Technology: All sectors shall have to increase R&D for new low carbon and energy saving technologies to meet the low carbon goal. New business models, such as circular economy and shared economy, will be used by various industries for resource optimization, recycle and reuse, thereby reducing ultimate carbon footprint. ‘Internet of Things’ enabled digital platforms will also increase, and enable overall resource optimization and improving efficiency through real time information. Auto giants like Ford and General Motors have already invested in sharing economy. Followed by GM’s investment of $500 million in Lyft, GM plans to deploy its own self-driving cars within Lyft’s ride-sharing service in the future, according to GM’s CEO.

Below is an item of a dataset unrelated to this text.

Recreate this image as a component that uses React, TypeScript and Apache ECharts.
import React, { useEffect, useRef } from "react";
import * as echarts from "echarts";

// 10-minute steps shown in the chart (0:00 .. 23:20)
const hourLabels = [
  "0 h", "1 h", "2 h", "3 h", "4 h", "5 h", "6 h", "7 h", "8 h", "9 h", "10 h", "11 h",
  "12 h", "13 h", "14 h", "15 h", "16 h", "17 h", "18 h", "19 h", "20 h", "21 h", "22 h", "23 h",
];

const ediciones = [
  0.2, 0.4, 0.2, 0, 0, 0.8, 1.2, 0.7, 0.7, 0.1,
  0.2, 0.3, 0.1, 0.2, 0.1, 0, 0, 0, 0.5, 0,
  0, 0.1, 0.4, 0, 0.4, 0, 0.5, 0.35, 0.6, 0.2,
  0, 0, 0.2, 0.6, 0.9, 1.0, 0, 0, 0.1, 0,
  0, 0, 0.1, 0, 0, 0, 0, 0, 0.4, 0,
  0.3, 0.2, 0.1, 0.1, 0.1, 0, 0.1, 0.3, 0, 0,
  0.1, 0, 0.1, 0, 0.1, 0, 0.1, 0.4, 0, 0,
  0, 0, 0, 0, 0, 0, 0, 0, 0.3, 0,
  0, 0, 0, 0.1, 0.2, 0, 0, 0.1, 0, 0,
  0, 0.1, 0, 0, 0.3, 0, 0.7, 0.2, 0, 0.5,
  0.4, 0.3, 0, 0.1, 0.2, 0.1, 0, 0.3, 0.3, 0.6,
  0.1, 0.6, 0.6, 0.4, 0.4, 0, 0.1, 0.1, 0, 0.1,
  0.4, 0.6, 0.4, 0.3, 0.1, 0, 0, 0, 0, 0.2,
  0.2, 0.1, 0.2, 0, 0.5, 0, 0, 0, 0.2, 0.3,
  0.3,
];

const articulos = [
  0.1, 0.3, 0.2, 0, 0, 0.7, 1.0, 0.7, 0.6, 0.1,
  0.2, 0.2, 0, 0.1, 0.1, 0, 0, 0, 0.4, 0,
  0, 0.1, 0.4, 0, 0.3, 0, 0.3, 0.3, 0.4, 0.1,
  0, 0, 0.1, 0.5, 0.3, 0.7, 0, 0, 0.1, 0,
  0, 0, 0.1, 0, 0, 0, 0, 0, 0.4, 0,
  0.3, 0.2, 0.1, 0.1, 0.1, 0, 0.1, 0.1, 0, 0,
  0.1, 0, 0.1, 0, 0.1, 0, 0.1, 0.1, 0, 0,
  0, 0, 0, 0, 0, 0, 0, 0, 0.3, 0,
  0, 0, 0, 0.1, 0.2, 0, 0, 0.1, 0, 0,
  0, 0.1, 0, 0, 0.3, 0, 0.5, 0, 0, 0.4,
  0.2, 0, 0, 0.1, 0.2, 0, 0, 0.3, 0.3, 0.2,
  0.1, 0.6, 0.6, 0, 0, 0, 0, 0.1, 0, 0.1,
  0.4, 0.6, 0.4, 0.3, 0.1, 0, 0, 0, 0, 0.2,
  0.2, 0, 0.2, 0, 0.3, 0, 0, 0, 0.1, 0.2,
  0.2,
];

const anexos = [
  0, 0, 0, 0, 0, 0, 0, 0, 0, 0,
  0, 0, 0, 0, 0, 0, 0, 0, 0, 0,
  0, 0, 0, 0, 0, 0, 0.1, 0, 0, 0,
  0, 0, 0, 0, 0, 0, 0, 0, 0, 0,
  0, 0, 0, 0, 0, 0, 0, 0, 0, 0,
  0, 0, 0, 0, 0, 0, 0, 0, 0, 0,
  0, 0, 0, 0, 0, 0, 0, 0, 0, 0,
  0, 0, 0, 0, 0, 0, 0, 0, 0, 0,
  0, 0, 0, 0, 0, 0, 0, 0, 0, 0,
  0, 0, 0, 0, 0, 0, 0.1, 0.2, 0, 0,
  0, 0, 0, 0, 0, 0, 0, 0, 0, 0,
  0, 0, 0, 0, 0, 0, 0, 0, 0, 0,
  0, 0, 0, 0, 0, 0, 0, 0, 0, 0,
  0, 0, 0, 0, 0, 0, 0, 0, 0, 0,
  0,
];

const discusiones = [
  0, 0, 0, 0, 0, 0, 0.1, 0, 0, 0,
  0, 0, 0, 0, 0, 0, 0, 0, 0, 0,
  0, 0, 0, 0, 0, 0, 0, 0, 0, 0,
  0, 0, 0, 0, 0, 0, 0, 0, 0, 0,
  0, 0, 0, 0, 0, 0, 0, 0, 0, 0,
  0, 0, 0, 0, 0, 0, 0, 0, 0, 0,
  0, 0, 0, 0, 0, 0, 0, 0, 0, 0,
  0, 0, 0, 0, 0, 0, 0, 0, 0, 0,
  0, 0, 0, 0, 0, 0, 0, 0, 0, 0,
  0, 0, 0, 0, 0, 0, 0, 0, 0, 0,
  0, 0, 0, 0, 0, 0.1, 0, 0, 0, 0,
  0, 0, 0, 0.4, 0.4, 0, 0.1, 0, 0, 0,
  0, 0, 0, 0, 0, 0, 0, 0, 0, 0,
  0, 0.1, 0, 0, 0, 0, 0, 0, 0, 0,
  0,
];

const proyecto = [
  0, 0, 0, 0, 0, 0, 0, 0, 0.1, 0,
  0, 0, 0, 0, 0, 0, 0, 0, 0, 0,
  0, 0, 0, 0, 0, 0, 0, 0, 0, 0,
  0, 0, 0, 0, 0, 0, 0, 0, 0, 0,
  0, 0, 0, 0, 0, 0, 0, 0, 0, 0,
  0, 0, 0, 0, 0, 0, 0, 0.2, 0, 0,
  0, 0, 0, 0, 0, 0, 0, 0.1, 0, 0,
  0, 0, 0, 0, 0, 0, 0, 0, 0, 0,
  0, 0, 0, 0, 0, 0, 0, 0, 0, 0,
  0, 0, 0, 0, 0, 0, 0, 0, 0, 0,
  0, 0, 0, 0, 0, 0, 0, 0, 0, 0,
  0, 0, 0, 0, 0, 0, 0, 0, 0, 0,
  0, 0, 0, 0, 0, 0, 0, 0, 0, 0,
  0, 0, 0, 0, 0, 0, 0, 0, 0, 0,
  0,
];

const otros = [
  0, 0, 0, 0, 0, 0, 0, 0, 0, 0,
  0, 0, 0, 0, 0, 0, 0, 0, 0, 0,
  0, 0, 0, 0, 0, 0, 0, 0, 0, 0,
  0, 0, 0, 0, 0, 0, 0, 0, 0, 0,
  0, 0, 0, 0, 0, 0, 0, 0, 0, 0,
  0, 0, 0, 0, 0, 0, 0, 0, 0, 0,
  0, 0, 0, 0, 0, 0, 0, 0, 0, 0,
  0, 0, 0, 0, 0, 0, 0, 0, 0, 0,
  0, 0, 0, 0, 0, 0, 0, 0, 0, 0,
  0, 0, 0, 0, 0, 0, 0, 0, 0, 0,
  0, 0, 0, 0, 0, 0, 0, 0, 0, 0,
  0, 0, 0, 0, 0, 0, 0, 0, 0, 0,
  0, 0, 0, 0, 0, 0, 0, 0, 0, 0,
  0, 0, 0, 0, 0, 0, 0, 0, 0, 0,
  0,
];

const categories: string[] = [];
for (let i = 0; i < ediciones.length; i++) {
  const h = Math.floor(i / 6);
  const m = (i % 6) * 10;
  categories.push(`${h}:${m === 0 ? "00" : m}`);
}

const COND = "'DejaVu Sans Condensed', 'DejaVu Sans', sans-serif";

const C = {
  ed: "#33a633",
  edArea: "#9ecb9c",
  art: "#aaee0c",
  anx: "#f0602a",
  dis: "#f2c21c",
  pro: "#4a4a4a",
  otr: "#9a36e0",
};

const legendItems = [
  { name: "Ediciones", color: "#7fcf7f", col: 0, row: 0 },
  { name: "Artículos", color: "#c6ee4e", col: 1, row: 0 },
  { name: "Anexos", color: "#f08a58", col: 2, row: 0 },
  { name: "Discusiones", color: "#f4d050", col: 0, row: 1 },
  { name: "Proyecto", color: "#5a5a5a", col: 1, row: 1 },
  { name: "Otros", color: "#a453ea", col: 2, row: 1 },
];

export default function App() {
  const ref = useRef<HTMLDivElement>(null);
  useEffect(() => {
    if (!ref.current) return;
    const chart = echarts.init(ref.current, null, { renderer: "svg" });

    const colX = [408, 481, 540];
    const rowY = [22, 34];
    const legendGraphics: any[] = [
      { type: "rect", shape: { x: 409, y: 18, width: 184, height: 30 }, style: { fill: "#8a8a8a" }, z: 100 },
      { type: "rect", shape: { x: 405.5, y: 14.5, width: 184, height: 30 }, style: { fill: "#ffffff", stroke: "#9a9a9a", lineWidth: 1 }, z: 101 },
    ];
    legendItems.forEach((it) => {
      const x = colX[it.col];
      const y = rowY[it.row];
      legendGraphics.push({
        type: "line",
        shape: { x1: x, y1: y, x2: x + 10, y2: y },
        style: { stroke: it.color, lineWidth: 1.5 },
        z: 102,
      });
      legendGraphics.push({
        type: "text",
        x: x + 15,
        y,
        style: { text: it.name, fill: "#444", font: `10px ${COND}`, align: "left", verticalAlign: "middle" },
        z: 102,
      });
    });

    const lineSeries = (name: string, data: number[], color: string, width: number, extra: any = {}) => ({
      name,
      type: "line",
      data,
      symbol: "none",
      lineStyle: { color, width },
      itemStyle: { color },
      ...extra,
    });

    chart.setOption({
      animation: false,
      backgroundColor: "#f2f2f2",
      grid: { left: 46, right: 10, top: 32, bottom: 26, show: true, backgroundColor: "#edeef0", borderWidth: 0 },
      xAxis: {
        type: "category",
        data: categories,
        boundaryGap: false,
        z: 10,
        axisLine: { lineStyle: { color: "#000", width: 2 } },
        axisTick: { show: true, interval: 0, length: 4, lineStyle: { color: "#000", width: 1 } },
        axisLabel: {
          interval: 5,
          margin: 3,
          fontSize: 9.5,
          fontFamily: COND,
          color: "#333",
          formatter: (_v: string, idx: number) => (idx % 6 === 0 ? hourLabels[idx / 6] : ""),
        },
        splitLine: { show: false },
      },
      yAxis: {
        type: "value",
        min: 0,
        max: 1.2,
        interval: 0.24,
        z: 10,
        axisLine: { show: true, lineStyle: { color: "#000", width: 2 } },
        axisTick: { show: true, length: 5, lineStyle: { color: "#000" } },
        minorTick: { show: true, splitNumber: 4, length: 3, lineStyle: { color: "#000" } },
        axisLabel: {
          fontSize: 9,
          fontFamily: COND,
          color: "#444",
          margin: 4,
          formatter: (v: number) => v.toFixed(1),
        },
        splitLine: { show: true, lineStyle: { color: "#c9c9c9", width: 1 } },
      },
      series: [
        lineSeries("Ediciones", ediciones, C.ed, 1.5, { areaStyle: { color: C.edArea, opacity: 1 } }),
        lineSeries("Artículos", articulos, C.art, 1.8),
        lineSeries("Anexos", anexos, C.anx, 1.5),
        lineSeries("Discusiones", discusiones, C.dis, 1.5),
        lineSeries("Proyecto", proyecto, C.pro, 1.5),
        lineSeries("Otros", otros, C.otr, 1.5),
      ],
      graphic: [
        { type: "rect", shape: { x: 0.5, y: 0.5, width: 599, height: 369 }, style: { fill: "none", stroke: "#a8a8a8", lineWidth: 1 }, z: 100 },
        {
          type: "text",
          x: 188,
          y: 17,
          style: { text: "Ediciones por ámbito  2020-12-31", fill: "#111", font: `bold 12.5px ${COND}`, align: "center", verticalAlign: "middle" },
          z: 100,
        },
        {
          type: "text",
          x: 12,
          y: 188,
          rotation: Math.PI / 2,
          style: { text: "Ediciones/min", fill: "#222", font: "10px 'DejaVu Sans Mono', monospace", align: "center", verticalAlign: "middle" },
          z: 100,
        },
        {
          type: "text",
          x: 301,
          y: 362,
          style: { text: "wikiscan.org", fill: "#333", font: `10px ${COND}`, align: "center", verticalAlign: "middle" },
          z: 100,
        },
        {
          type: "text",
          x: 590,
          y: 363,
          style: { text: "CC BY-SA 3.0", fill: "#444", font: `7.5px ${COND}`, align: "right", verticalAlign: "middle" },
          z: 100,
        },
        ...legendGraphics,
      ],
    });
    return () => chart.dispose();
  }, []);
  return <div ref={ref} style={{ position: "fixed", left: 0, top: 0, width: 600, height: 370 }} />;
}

Environment: Understanding overall environmental impact, other than carbon emissions, of the product is also necessary for ensuring environmental sustainability. For example, nuclear power generated electricity has carbon emission factor almost equal to renewable energy, and the average lifecycle GHG emission is 29 tCO2/GWh, however, the acceptance and usage of nuclear power for reducing GHG emissions from power generation is debatable.
Forest degradation, pollution and waste generation has direct impact on climate change. The policies and standards around environmental issues such as air pollution, afforestation and reforestation and waste management will be strengthened. CAMPA (Compensatory Afforestation Management and Planning Authority) has been implemented at national and state level in India in 2016 to compensate for the diversion of forest.
Legal: Increased enforcement in implementation of rules and regulations are likely. Due to the policy changes and resulting implementation of policy, regulations around energy, waste management and pollution will be tightened to meet the long-term goal of climate change mitigation and adaptation. Strong implementation of penalty structure for failure to meet the stipulated regulations is likely. The upcoming Law, Justice and Development Week at Washington DC, from 5 – 9 December 2016, having the theme of ‘Law, Climate Change and Development’ will play an important role in development of legal and regulatory framework to achieve target from the Paris agreement.
Understanding and analysing the macro-economic changes anticipated due to the climate change agreement will provide enterprises an advantage in adjusting to the upcoming changes in the economy. Digital platforms, enabled with ESG related big-data and data management, will help companies to stay ahead of the curve during the time of transition.